Bankruptcy pushes MGM toward Spyglass deal
Bankruptcy: MGM favors a plan calling for Spyglass Entertainment chiefs Gary Barber and Roger Birnbaum to take over a significantly slimmed down MGM following a prepackaged bankruptcy.
Newscom
Los Angeles/New York
Hollywood studio Metro-Goldwyn-Mayer Inc told creditors that claims of synergies and cost savings outlined in a merger proposal by Lions Gate Entertainment Corp lacked proof, a source familiar with the matter told Reuters.
MGM sent a memo to creditors on Monday arguing against the merger just days before debtholders will vote on a rival proposal to handle the storied studio's estimated $4 billion in debt, said the source, who had seen the memo.
It favors a plan calling for Spyglass Entertainment chiefs Gary Barber and Roger Birnbaum to take over a significantly slimmed down MGM following a prepackaged bankruptcy, the source said on condition of anonymity because the memo had not been made public.

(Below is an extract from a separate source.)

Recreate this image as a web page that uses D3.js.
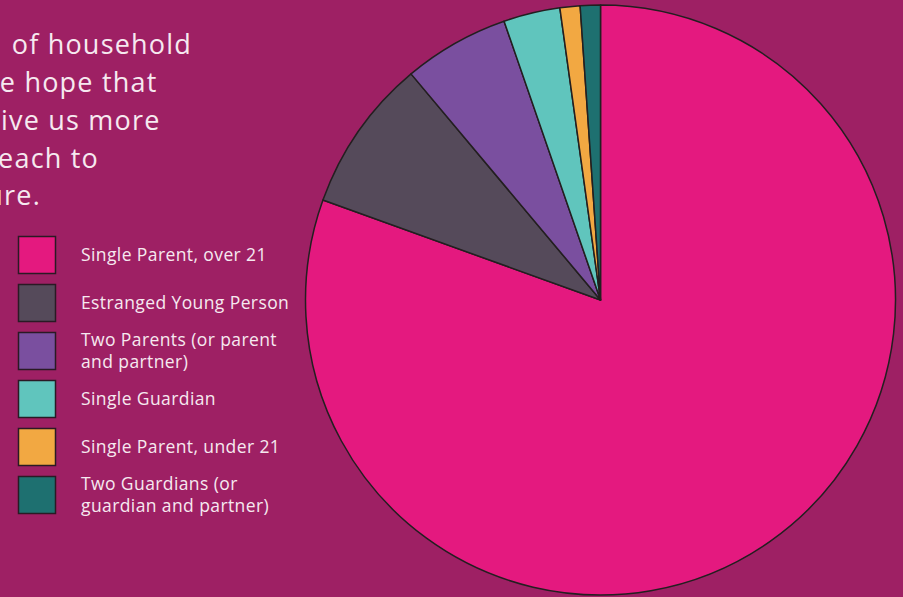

The memo was sent to lenders on the same day Lions Gate, which produces the popular "Mad Men" series, argued in a letter to MGM that a combination of the two, which has the backing of billionaire Carl Icahn, would generate $68 million more in cost savings and $120 million more in cash flow over five years than previously been estimated.
Its plan calls for the elimination of 174 jobs, cutting the total number of employees at the two companies by about 17 percent to 835. Lions Gate said the merger would save over $100 million in costs annually, including its latest projections.
The MGM memo said the Lions Gate proposal lacks a tremendous amount of due diligence and data to support its claims of savings and cash flow. The source told Reuters many of the Lions Gate proposal's assumptions and governance issues would require months to evaluate and validate.
Sources have also said a group of powerful hedge funds including Anchorage Advisors and Highland Capital, who control about $800 million of MGM debt, are supporting the Spyglass deal on views the Lions Gate deal lacks clarity, would take longer than the Spyglass deal and could possibly derail a long-sought production deal with Time Warner Inc to produce two films based on "The Hobbit."
Highland declined comment and Anchorage was unavailable.
Senior debtholders are due to vote by October 29 on the Spyglass plan, under which Spyglass would contribute certain assets in return for an equity stake of roughly 5 percent.
MGM, home to James Bond and Pink Panther films, declined comment.
Icahn -- who has large positions in both studios -- meanwhile stepped up his efforts by offering last week to buy up to $963 million in senior debt from MGM creditors willing to vote down the Spyglass proposal.
Some analysts, like Ben Mogil of Stifel Nicolaus, have expressed surprise the main creditor group appears to be supporting the Spyglass deal, noting that Lions Gate could generate at least $375 million in cash earnings, while the Spyglass plan would require additional financing of $500 million to jump-start production.
IT'S NOT OVER UNTIL IT'S OVER
And some bankruptcy experts believe the battle will be far from over even if the Spyglass deal gets voted through. Icahn could challenge the Spyglass deal were it to go to bankruptcy court, they said.
"Icahn can challenge the Spyglass deal in bankruptcy court along with the other secured creditors if he can show that the Spyglass deal will impair their rights as secured creditors," said bankruptcy attorney Stefan Coleman.
In a letter filed with the Securities and Exchange Commission, Lions Gate said its proposal would allow creditors to recover all of their investment through a combination of 55 percent equity in the combined company and $500 million in cash or recovered debt.
Icahn, who owns more than 30 percent of Lions Gate, also has a tender offer out to buy that studio's outstanding shares for $7.50 a piece.